## WHAT TO DO:
Repeat every line exactly, keeping the pictures out of the copy.

## DATASET CONTENT:

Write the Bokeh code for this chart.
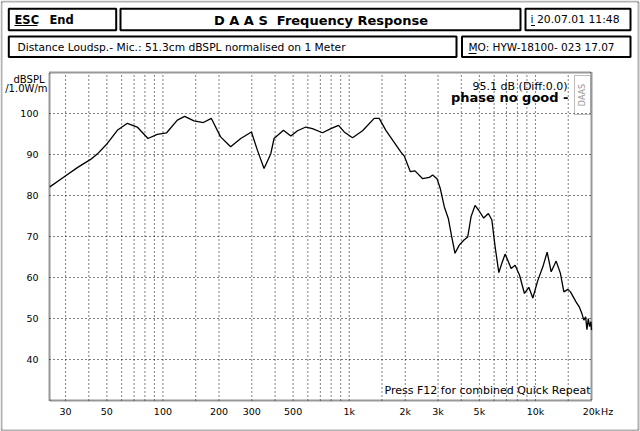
import math
from bokeh.plotting import figure
from bokeh.models import Range1d, Label, LinearScale
from bokeh.core.properties import value
from bokeh.embed import file_html
from bokeh.resources import INLINE

# ---------------- data ----------------
freq_hz = [24.7, 29.4, 34.7, 40.9, 44.4, 50.3, 56.9, 64.4, 72.8, 83.1, 93.3, 104.7,
           119.5, 130.8, 146.8, 164.8, 182, 204, 231, 261.7, 298.6, 321.8, 349, 379.5,
           395, 443.7, 486, 528, 585, 635, 719, 797, 877, 940, 1042, 1180, 1362, 1449,
           1574, 1711, 1896, 1977, 2130, 2256, 2481, 2692, 2806, 2962, 3084, 3243, 3406,
           3553, 3700, 3900, 4120, 4330, 4510, 4740, 4960, 5275, 5590, 5830, 6075, 6360,
           6597, 6873, 7106, 7404, 7780, 8210, 8730, 9215, 9683, 10300, 10960, 11560,
           12150, 12920, 13620, 14210, 14930, 15420, 16550, 17250, 17760, 18200, 18600,
           18900, 19220, 19530, 19860, 20000]
spl_db = [82.1, 84.5, 86.8, 88.8, 90.1, 92.7, 95.9, 97.6, 96.7, 93.9, 94.9, 95.3,
          98.4, 99.3, 98.2, 97.8, 98.8, 94.3, 91.9, 93.9, 95.5, 91.0, 86.6, 90.2,
          93.9, 95.9, 94.5, 95.8, 96.7, 96.3, 95.3, 96.3, 97.1, 95.5, 94.1, 95.8, 98.8, 98.8,
          95.9, 93.5, 90.6, 89.6, 85.8, 86.0, 84.1, 84.4, 85.0, 84.1, 81.7, 77.2, 74.4,
          69.9, 65.9, 67.9, 69.1, 69.9, 74.8, 77.6, 76.4, 74.5, 75.6, 74.1, 67.5, 61.2,
          63.4, 65.7, 64.2, 62.2, 63.0, 60.6, 56.1, 57.6, 55.0, 59.3, 62.6, 66.2,
          61.4, 64.0, 61.0, 56.5, 57.1, 56.5, 54.0, 52.7, 51.2, 49.6, 50.4,
          47.3, 50.0, 48.0, 49.2, 47.2]

x_tick_values = [30, 50, 100, 200, 300, 500, 1000, 2000, 3000, 5000, 10000, 20000]
x_tick_labels = ["30", "50", "100", "200", "300", "500", "1k", "2k", "3k", "5k", "10k", "20k"]
x_unit = "Hz"
x_grid_values = [30, 40, 50, 60, 70, 80, 90, 100, 150, 200, 300, 400, 500, 600, 700, 800,
                 900, 1000, 1500, 2000, 3000, 4000, 5000, 6000, 7000, 8000, 9000, 10000, 15000]
y_tick_values = [40, 50, 60, 70, 80, 90, 100]
y_tick_labels = ["40", "50", "60", "70", "80", "90", "100"]

freq_min, freq_max = 24.6, 20000
db_min, db_max = 30, 110

esc_text = "ESC"
end_text = "End"
title_text = "D A A S\u00a0\u00a0Frequency Response"
date_text = "i 20.07.01 11:48"
info_text = "Distance Loudsp.- Mic.: 51.3cm dBSPL normalised on 1 Meter"
model_text = "MO: HYW-18100- 023 17.07"
unit_line1 = "dBSPL"
unit_line2 = "/1.0W/m"
level_text = "95.1 dB (Diff:0.0)"
phase_text = "phase no good -"
footer_text = "Press F12 for combined Quick Repeat"
side_text = "DAAS"

FONT = "DejaVu Sans"

# ---------------- layout geometry (pixels) ----------------
W, H = 640, 431
FX0, FX1, FY0, FY1 = 49, 591, 72, 400   # plot frame
ppd = (FX1 - FX0) / math.log10(freq_max / freq_min)   # px per decade
ppdb = (FY1 - FY0) / (db_max - db_min)                 # px per dB
xr = Range1d(10 ** (math.log10(freq_min) - FX0 / ppd),
             10 ** (math.log10(freq_max) + (W - FX1) / ppd))
yr = Range1d(db_min - (H - FY1) / ppdb, db_max + FY0 / ppdb)

p = figure(width=W, height=H, x_axis_type="log", x_range=xr, y_range=yr,
           x_axis_location=None, y_axis_location=None,
           output_backend="svg", toolbar_location=None, min_border=0)
p.grid.grid_line_color = None
p.outline_line_color = None
p.background_fill_color = "white"
p.border_fill_color = "white"
p.extra_x_ranges = {"px": Range1d(0, W)}
p.extra_y_ranges = {"py": Range1d(H, 0)}
p.extra_x_scales = {"px": LinearScale()}
p.extra_y_scales = {"py": LinearScale()}
PX = dict(x_range_name="px", y_range_name="py")

# page border (checkered)
p.quad(left=[1], right=[638], top=[1], bottom=[430], fill_color=None,
       line_color="#666666", line_width=2, line_dash="1 1", **PX)

# header boxes
p.quad(left=[8.3, 120, 525, 8.3, 461.5], right=[115.7, 520, 630, 456, 630],
       top=[8.3, 8.3, 8.3, 36, 36], bottom=[29.7, 29.7, 29.7, 56.5, 56.5],
       fill_color=None, line_color="black", line_width=2, **PX)

def lab(x, y, t, size, bold=False, align="left", color="black", angle=0):
    p.add_layout(Label(x=x, y=y, text=t, text_font=FONT, text_font_size=size,
                       text_font_style="bold" if bold else "normal",
                       text_align=align, text_baseline="middle", text_color=color,
                       angle=angle, **PX))

lab(14, 19, esc_text, "11.5px", bold=True)
lab(49, 19, end_text, "11.5px", bold=True)
lab(320.5, 19.5, title_text, "13px", bold=True, align="center")
lab(530, 19, date_text, "10.8px")
lab(17, 46.5, info_text, "10.7px")
lab(468, 46.5, model_text, "10.5px")
p.segment(x0=[14, 530.5, 468], y0=[25, 25, 53], x1=[37, 534.5, 476], y1=[25, 25, 53],
          line_color="black", line_width=1, **PX)

# plot grid (data space)
n = len(x_grid_values)
p.segment(x0=x_grid_values, y0=[db_min] * n, x1=x_grid_values, y1=[db_max] * n,
          line_color="black", line_width=1, line_dash="1 3")
m = len(y_tick_values)
p.segment(x0=[freq_min] * m, y0=y_tick_values, x1=[freq_max] * m, y1=y_tick_values,
          line_color="black", line_width=1, line_dash="1 3")

# frame outline
p.quad(left=[freq_min], right=[freq_max], bottom=[db_min], top=[db_max], fill_color=None,
       line_color="#333333", line_width=2, line_dash="1 1")

# response curve
p.line(freq_hz, spl_db, line_color="black", line_width=1.3)

# tick labels through the scales
xlab_y = db_min - 11 / ppdb
p.text(x=x_tick_values, y=[xlab_y] * len(x_tick_values), text=x_tick_labels,
       text_font=value(FONT), text_font_size="9.5px", text_align="center",
       text_baseline="middle", text_color="black")
p.text(x=[freq_max], y=[xlab_y], text=[x_unit], x_offset=9.5,
       text_font=value(FONT), text_font_size="9.5px", text_align="left",
       text_baseline="middle", text_color="black")
ylab_x = 10 ** (math.log10(freq_min) - 11 / ppd)
p.text(x=[ylab_x] * m, y=y_tick_values, text=y_tick_labels,
       text_font=value(FONT), text_font_size="9.5px", text_align="right",
       text_baseline="middle", text_color="black")

# plot annotations
lab(44, 79, unit_line1, "10px", align="right")
lab(47, 88, unit_line2, "10px", align="right")
lab(567, 86, level_text, "11px", align="right")
lab(568, 97, phase_text, "13px", bold=True, align="right")
lab(590, 390, footer_text, "11px", align="right")

p.quad(left=[574], right=[590], top=[75], bottom=[114], fill_color=None,
       line_color="#777777", line_width=1, line_dash="1 1", **PX)
lab(582, 94.5, side_text, "8px", align="center", color="#999999", angle=1.5708)

open("out.html", "w").write(file_html(p, INLINE))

## THE RESULT:
Write the Bokeh code for this chart.
import math
from bokeh.plotting import figure
from bokeh.models import Range1d, Label, LinearScale
from bokeh.core.properties import value
from bokeh.embed import file_html
from bokeh.resources import INLINE

# ---------------- data ----------------
freq_hz = [24.7, 29.4, 34.7, 40.9, 44.4, 50.3, 56.9, 64.4, 72.8, 83.1, 93.3, 104.7,
           119.5, 130.8, 146.8, 164.8, 182, 204, 231, 261.7, 298.6, 321.8, 349, 379.5,
           395, 443.7, 486, 528, 585, 635, 719, 797, 877, 940, 1042, 1180, 1362, 1449,
           1574, 1711, 1896, 1977, 2130, 2256, 2481, 2692, 2806, 2962, 3084, 3243, 3406,
           3553, 3700, 3900, 4120, 4330, 4510, 4740, 4960, 5275, 5590, 5830, 6075, 6360,
           6597, 6873, 7106, 7404, 7780, 8210, 8730, 9215, 9683, 10300, 10960, 11560,
           12150, 12920, 13620, 14210, 14930, 15420, 16550, 17250, 17760, 18200, 18600,
           18900, 19220, 19530, 19860, 20000]
spl_db = [82.1, 84.5, 86.8, 88.8, 90.1, 92.7, 95.9, 97.6, 96.7, 93.9, 94.9, 95.3,
          98.4, 99.3, 98.2, 97.8, 98.8, 94.3, 91.9, 93.9, 95.5, 91.0, 86.6, 90.2,
          93.9, 95.9, 94.5, 95.8, 96.7, 96.3, 95.3, 96.3, 97.1, 95.5, 94.1, 95.8, 98.8, 98.8,
          95.9, 93.5, 90.6, 89.6, 85.8, 86.0, 84.1, 84.4, 85.0, 84.1, 81.7, 77.2, 74.4,
          69.9, 65.9, 67.9, 69.1, 69.9, 74.8, 77.6, 76.4, 74.5, 75.6, 74.1, 67.5, 61.2,
          63.4, 65.7, 64.2, 62.2, 63.0, 60.6, 56.1, 57.6, 55.0, 59.3, 62.6, 66.2,
          61.4, 64.0, 61.0, 56.5, 57.1, 56.5, 54.0, 52.7, 51.2, 49.6, 50.4,
          47.3, 50.0, 48.0, 49.2, 47.2]

x_tick_values = [30, 50, 100, 200, 300, 500, 1000, 2000, 3000, 5000, 10000, 20000]
x_tick_labels = ["30", "50", "100", "200", "300", "500", "1k", "2k", "3k", "5k", "10k", "20k"]
x_unit = "Hz"
x_grid_values = [30, 40, 50, 60, 70, 80, 90, 100, 150, 200, 300, 400, 500, 600, 700, 800,
                 900, 1000, 1500, 2000, 3000, 4000, 5000, 6000, 7000, 8000, 9000, 10000, 15000]
y_tick_values = [40, 50, 60, 70, 80, 90, 100]
y_tick_labels = ["40", "50", "60", "70", "80", "90", "100"]

freq_min, freq_max = 24.6, 20000
db_min, db_max = 30, 110

esc_text = "ESC"
end_text = "End"
title_text = "D A A S\u00a0\u00a0Frequency Response"
date_text = "i 20.07.01 11:48"
info_text = "Distance Loudsp.- Mic.: 51.3cm dBSPL normalised on 1 Meter"
model_text = "MO: HYW-18100- 023 17.07"
unit_line1 = "dBSPL"
unit_line2 = "/1.0W/m"
level_text = "95.1 dB (Diff:0.0)"
phase_text = "phase no good -"
footer_text = "Press F12 for combined Quick Repeat"
side_text = "DAAS"

FONT = "DejaVu Sans"

# ---------------- layout geometry (pixels) ----------------
W, H = 640, 431
FX0, FX1, FY0, FY1 = 49, 591, 72, 400   # plot frame
ppd = (FX1 - FX0) / math.log10(freq_max / freq_min)   # px per decade
ppdb = (FY1 - FY0) / (db_max - db_min)                 # px per dB
xr = Range1d(10 ** (math.log10(freq_min) - FX0 / ppd),
             10 ** (math.log10(freq_max) + (W - FX1) / ppd))
yr = Range1d(db_min - (H - FY1) / ppdb, db_max + FY0 / ppdb)

p = figure(width=W, height=H, x_axis_type="log", x_range=xr, y_range=yr,
           x_axis_location=None, y_axis_location=None,
           output_backend="svg", toolbar_location=None, min_border=0)
p.grid.grid_line_color = None
p.outline_line_color = None
p.background_fill_color = "white"
p.border_fill_color = "white"
p.extra_x_ranges = {"px": Range1d(0, W)}
p.extra_y_ranges = {"py": Range1d(H, 0)}
p.extra_x_scales = {"px": LinearScale()}
p.extra_y_scales = {"py": LinearScale()}
PX = dict(x_range_name="px", y_range_name="py")

# page border (checkered)
p.quad(left=[1], right=[638], top=[1], bottom=[430], fill_color=None,
       line_color="#666666", line_width=2, line_dash="1 1", **PX)

# header boxes
p.quad(left=[8.3, 120, 525, 8.3, 461.5], right=[115.7, 520, 630, 456, 630],
       top=[8.3, 8.3, 8.3, 36, 36], bottom=[29.7, 29.7, 29.7, 56.5, 56.5],
       fill_color=None, line_color="black", line_width=2, **PX)

def lab(x, y, t, size, bold=False, align="left", color="black", angle=0):
    p.add_layout(Label(x=x, y=y, text=t, text_font=FONT, text_font_size=size,
                       text_font_style="bold" if bold else "normal",
                       text_align=align, text_baseline="middle", text_color=color,
                       angle=angle, **PX))

lab(14, 19, esc_text, "11.5px", bold=True)
lab(49, 19, end_text, "11.5px", bold=True)
lab(320.5, 19.5, title_text, "13px", bold=True, align="center")
lab(530, 19, date_text, "10.8px")
lab(17, 46.5, info_text, "10.7px")
lab(468, 46.5, model_text, "10.5px")
p.segment(x0=[14, 530.5, 468], y0=[25, 25, 53], x1=[37, 534.5, 476], y1=[25, 25, 53],
          line_color="black", line_width=1, **PX)

# plot grid (data space)
n = len(x_grid_values)
p.segment(x0=x_grid_values, y0=[db_min] * n, x1=x_grid_values, y1=[db_max] * n,
          line_color="black", line_width=1, line_dash="1 3")
m = len(y_tick_values)
p.segment(x0=[freq_min] * m, y0=y_tick_values, x1=[freq_max] * m, y1=y_tick_values,
          line_color="black", line_width=1, line_dash="1 3")

# frame outline
p.quad(left=[freq_min], right=[freq_max], bottom=[db_min], top=[db_max], fill_color=None,
       line_color="#333333", line_width=2, line_dash="1 1")

# response curve
p.line(freq_hz, spl_db, line_color="black", line_width=1.3)

# tick labels through the scales
xlab_y = db_min - 11 / ppdb
p.text(x=x_tick_values, y=[xlab_y] * len(x_tick_values), text=x_tick_labels,
       text_font=value(FONT), text_font_size="9.5px", text_align="center",
       text_baseline="middle", text_color="black")
p.text(x=[freq_max], y=[xlab_y], text=[x_unit], x_offset=9.5,
       text_font=value(FONT), text_font_size="9.5px", text_align="left",
       text_baseline="middle", text_color="black")
ylab_x = 10 ** (math.log10(freq_min) - 11 / ppd)
p.text(x=[ylab_x] * m, y=y_tick_values, text=y_tick_labels,
       text_font=value(FONT), text_font_size="9.5px", text_align="right",
       text_baseline="middle", text_color="black")

# plot annotations
lab(44, 79, unit_line1, "10px", align="right")
lab(47, 88, unit_line2, "10px", align="right")
lab(567, 86, level_text, "11px", align="right")
lab(568, 97, phase_text, "13px", bold=True, align="right")
lab(590, 390, footer_text, "11px", align="right")

p.quad(left=[574], right=[590], top=[75], bottom=[114], fill_color=None,
       line_color="#777777", line_width=1, line_dash="1 1", **PX)
lab(582, 94.5, side_text, "8px", align="center", color="#999999", angle=1.5708)

open("out.html", "w").write(file_html(p, INLINE))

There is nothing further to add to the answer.